Sector Contribution to S&P 500 Gains YTD June 2026
| Sector | YTD Return | Contribution to Index Gain |
|---|---|---|
| Technology | 18.4% | 42% |
| Financials | 9.2% | 12% |
| Communication Services | 11.5% | 15% |
| Consumer Discretionary | 4.1% | 8% |
| Energy | -2.3% | -3% |
The table reveals the stark asymmetry of the current rally. Technology and Communication Services are responsible for more than half of the index’s total return. This concentration risk is a structural vulnerability. If the narrative around artificial intelligence shifts from ‘deployment’ to ‘monetization challenges’, the index has no safety net. We are seeing a market where the average stock is struggling to keep pace with inflation, while the giants distort the reality of the broader economy.

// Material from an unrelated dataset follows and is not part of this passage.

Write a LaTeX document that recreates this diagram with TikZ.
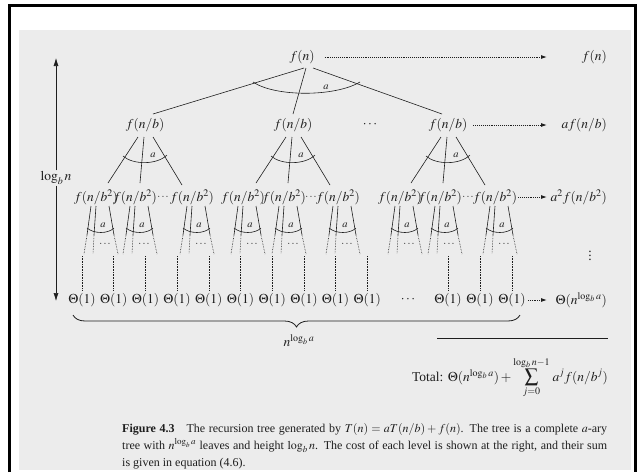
\documentclass[tikz,border=0pt]{standalone}
\usepackage{mathptmx}
\usepackage{fontspec}
\setmainfont{Liberation Serif}
\usetikzlibrary{arrows.meta,decorations.pathreplacing}

\definecolor{panel}{RGB}{236,236,236}
\definecolor{ink}{RGB}{30,30,30}

\begin{document}
\begin{tikzpicture}[x=1pt, y=-1pt,
    every node/.style={text=ink, inner sep=1pt, font=\fontsize{13.5}{15}\selectfont},
    arity/.style={inner sep=0pt, font=\fontsize{10.5}{12}\selectfont},
    branch/.style={draw=ink, line width=0.6pt},
    trail/.style={draw=ink, densely dotted, line width=0.6pt},
    cost/.style={draw=ink, densely dotted, line width=0.9pt, -{Latex[length=6pt,width=4pt]}},
    levelarrow/.style={draw=ink, line width=0.6pt, -{Latex[length=8pt,width=5pt]}}]
    % page
    \useasboundingbox (0,0) rectangle (638,472);
    \fill[white] (0,0) rectangle (638,472);
    \fill[panel] (19,30) rectangle (631,470);
    \draw[line width=2.8pt] (9.5,472) -- (9.5,5.5) -- (635.5,5.5) -- (635.5,472);

    % root
    \node (r) at (302,57) {$f(n)$};
    \node[anchor=east] (c0) at (608,57) {$f(n)$};
    \coordinate (t0) at (547,57);
    \draw[cost] ([xshift=9pt]r.east) -- (t0);

    % level 1
    \node (p1) at (145,125) {$f(n/b)$};
    \node (p2) at (293,125) {$f(n/b)$};
    \node (pd) at (370,125) {$\cdots$};
    \node (p3) at (448,125) {$f(n/b)$};
    \node[anchor=east] (c1) at (608,125) {$af(n/b)$};
    \coordinate (t1) at (547,125);
    \draw[cost] ([xshift=5pt]p3.east) -- (t1);

    \draw[branch] ([shift={(2,11)}]r.center) -- ([shift={(8,-11)}]p1.center);
    \draw[branch] ([shift={(4,11)}]r.center) -- ([shift={(0,-11)}]p2.center);
    \draw[branch] ([shift={(11,11)}]r.center) -- ([shift={(-6,-11)}]p3.center);
    \draw[branch] (253,82) .. controls (275,97) and (335,97) .. (360,82);
    \node[arity] (a0) at (326,87) {$a$};

    % level 2
    \node (q1) at (96,197) {$f(n/b^2)$};
    \node (q2) at (135,197) {$f(n/b^2)$};
    \node[arity] (qd1) at (163,197) {$\cdots$};
    \node (q3) at (192,197) {$f(n/b^2)$};
    \node (q4) at (243,197) {$f(n/b^2)$};
    \node (q5) at (284,197) {$f(n/b^2)$};
    \node[arity] (qd2) at (311,197) {$\cdots$};
    \node (q6) at (338,197) {$f(n/b^2)$};
    \node (q7) at (400,197) {$f(n/b^2)$};
    \node (q8) at (440,197) {$f(n/b^2)$};
    \node[arity] (qd3) at (468,197) {$\cdots$};
    \node (q9) at (495,197) {$f(n/b^2)$};
    \node[anchor=east] (c2) at (608,197) {$a^2f(n/b^2)$};
    \coordinate (t2) at (547,197);
    \draw[cost] (q9.east) -- (t2);

    \draw[branch] ([shift={(-7,12)}]p1.center) -- ([shift={(12,-14)}]q1.center);
    \draw[branch] ([shift={(-1,12)}]p1.center) -- ([shift={(5,-14)}]q2.center);
    \draw[branch] ([shift={(8,12)}]p1.center) -- ([shift={(-10,-12)}]q3.center);
    \draw[branch] (123,156) .. controls (133,165) and (157,165) .. (167,155);
    \node[arity] (a1) at (153,155) {$a$};

    \draw[branch] ([shift={(-7,12)}]p2.center) -- ([shift={(13,-14)}]q4.center);
    \draw[branch] ([shift={(-1,12)}]p2.center) -- ([shift={(4,-14)}]q5.center);
    \draw[branch] ([shift={(8,12)}]p2.center) -- ([shift={(-8,-12)}]q6.center);
    \draw[branch] (271,156) .. controls (281,165) and (305,165) .. (315,155);
    \node[arity] (a2) at (301,155) {$a$};

    \draw[branch] ([shift={(-7,12)}]p3.center) -- ([shift={(11,-14)}]q7.center);
    \draw[branch] ([shift={(-1,12)}]p3.center) -- ([shift={(3,-14)}]q8.center);
    \draw[branch] ([shift={(8,12)}]p3.center) -- ([shift={(-10,-12)}]q9.center);
    \draw[branch] (426,156) .. controls (436,165) and (460,165) .. (470,155);
    \node[arity] (a3) at (456,155) {$a$};

    % level 3, cut short
    \foreach \q in {q1,q2,q3,q4,q5,q6,q7,q8,q9} {
        \begin{scope}[shift={(\q.center)}]
            \draw[branch] (-5,9) -- (-9,38);
            \draw[branch] (0,9) -- (-2,38);
            \draw[branch] (13,9) -- (18,38);
            \draw[branch] (-9,31) .. controls (-2,37) and (12,37) .. (18,31);
            \draw[trail] (-9,38) -- (-12,57);
            \draw[trail] (-2,38) -- (-3,57);
            \draw[trail] (18,38) -- (22,57);
            \node[arity] (\q-a) at (7,28) {$a$};
            \node[arity] (\q-d) at (9,47) {$\cdots$};
        \end{scope}
    }
    \node (vd) at (590,253) {$\vdots$};

    % leaves
    \node (l1) at (82,300) {$\Theta(1)$};
    \node (l2) at (113.7,300) {$\Theta(1)$};
    \node (l3) at (145.4,300) {$\Theta(1)$};
    \node (l4) at (177.1,300) {$\Theta(1)$};
    \node (l5) at (208.8,300) {$\Theta(1)$};
    \node (l6) at (240.5,300) {$\Theta(1)$};
    \node (l7) at (272.2,300) {$\Theta(1)$};
    \node (l8) at (303.9,300) {$\Theta(1)$};
    \node (l9) at (335.6,300) {$\Theta(1)$};
    \node (l10) at (367.3,300) {$\Theta(1)$};
    \node (ld) at (408,300) {$\cdots$};
    \node (l11) at (448,300) {$\Theta(1)$};
    \node (l12) at (480,300) {$\Theta(1)$};
    \node (l13) at (512,300) {$\Theta(1)$};
    \node[anchor=east] (c4) at (608,300) {$\Theta(n^{\log_b a})$};
    \coordinate (t4) at (547,300);
    \draw[cost] ([xshift=1pt]l13.east) -- (t4);
    \foreach \i in {1,...,13}
        \draw[trail] ([shift={(0,-44)}]l\i.center) -- ([shift={(0,-9)}]l\i.center);

    % tree height
    \node (h) at (56,178) {$\log_b n$};
    \coordinate (htop) at (56,58);
    \coordinate (hbot) at (56,301);
    \draw[levelarrow] (h) -- (htop);
    \draw[levelarrow] (h) -- (hbot);

    % number of leaves and total
    \draw[draw=ink, line width=0.8pt, decorate, decoration={brace, mirror, amplitude=12pt}] (73,315) -- (520,315);
    \node (nb) at (299,341) {$n^{\log_b a}$};
    \draw[draw=ink, line width=0.6pt] (437,338) -- (608,338);
    \node[anchor=base east] (tot) at (609,381)
        {Total: $\Theta(n^{\log_b a}) + \displaystyle\sum_{j=0}^{\log_b n-1} \, a^j f(n/b^j)$};

    % caption
    \node[anchor=north west, inner sep=0pt, text width=485pt, align=justify,
          font=\fontsize{12}{17}\selectfont] (cap) at (122,423)
        {\textbf{Figure 4.3}\quad The recursion tree generated by $T(n) = aT(n/b) + f(n)$. The tree is a complete $a$-ary\linebreak tree with $n^{\log_b a}$ leaves and height $\log_b n$. The cost of each level is shown at the right, and their sum\linebreak is given in equation (4.6).};
\end{tikzpicture}
\end{document}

The AI Premium and the Cost of Capital
AI is no longer a promise. It is a capital expenditure black hole. The companies driving the S&P 500 to these 23 records are spending hundreds of billions on data centers and custom silicon. This spending is treated as a bullish signal by the market, but it places immense pressure on free cash flow. If the expected productivity gains do not materialize by the end of the fiscal year, the valuation reset will be violent. The market is currently pricing in a ‘goldilocks’ scenario where inflation fades, the Fed cuts rates, and AI triples corporate efficiency. History suggests that the market rarely gets everything it wants.
Corporate buybacks have also reached a fever pitch. Large-cap firms are using their cash reserves to reduce share counts, artificially boosting earnings per share. This financial engineering masks the fact that organic revenue growth is slowing in several key sectors. According to recent filings highlighted by Reuters, the pace of buybacks in the second quarter has exceeded the previous record set in 2022. This is a defensive move disguised as confidence. By shrinking the denominator, companies can maintain the illusion of growth even as the numerator stalls.
The bond market is sending a different signal entirely. The yield curve remains inverted, a classic harbinger of economic contraction. Equity investors are ignoring the message from the fixed-income world, betting that ‘this time is different’. They are betting that the sheer force of technological progress can overcome the gravity of high interest rates. It is a high-stakes gamble that has paid off 23 times this year, but the odds shift with every new record.
Market participants should keep a close eye on the June 12 CPI release. This data point will determine if the Federal Reserve has the cover to begin the long-awaited easing cycle. If the headline inflation number exceeds 3.1 percent, the 24th record high may be a long time coming. The margin for error has never been thinner.